Occupation games on graphs in which the second player takes almost all vertices

Given a connected graph G=(V,E), two players take turns occupying vertices v∈V by placing black and white tokens so that the current vertex sets B,W⊆V are disjoint, B∩W=0?, and the corresponding induced subgraphs G[B] and G[W] are connected any time. A player must pass whenever (s)he has no legal move. (Obviously, after this, the opponent will take all remaining vertices, since G is assumed connected.) The game is over when all vertices are taken, V=B^∗∪W^∗. Then, Black and White get b=|B^∗|/|V| and w=|W^∗|/|V|, respectively.

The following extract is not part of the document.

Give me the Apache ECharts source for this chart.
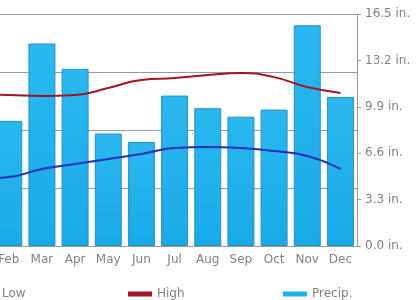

Thus, the occupation game is one-sum, b+w=1, and we could easily reduce it to a zero-sum game by simply shifting the payoffs, b^′=b−1/2,w^′=w−1/2. Let us also notice that b≥0 and w≥0; moreover, b>0 and w>0 whenever |V|>1.[Let us remark that the so-called Chinese rules define similar payoffs for the classic game of GO, yet, the legal moves are defined in GO differently.]Like in GO, we assume that Black begins. It is easy to construct graphs in which Black can take almost all vertices, more precisely, for each ε>0 there is a graph G for which b>1−ε. In this paper we show that, somewhat surprisingly, there are also graphs in which White can take almost all vertices.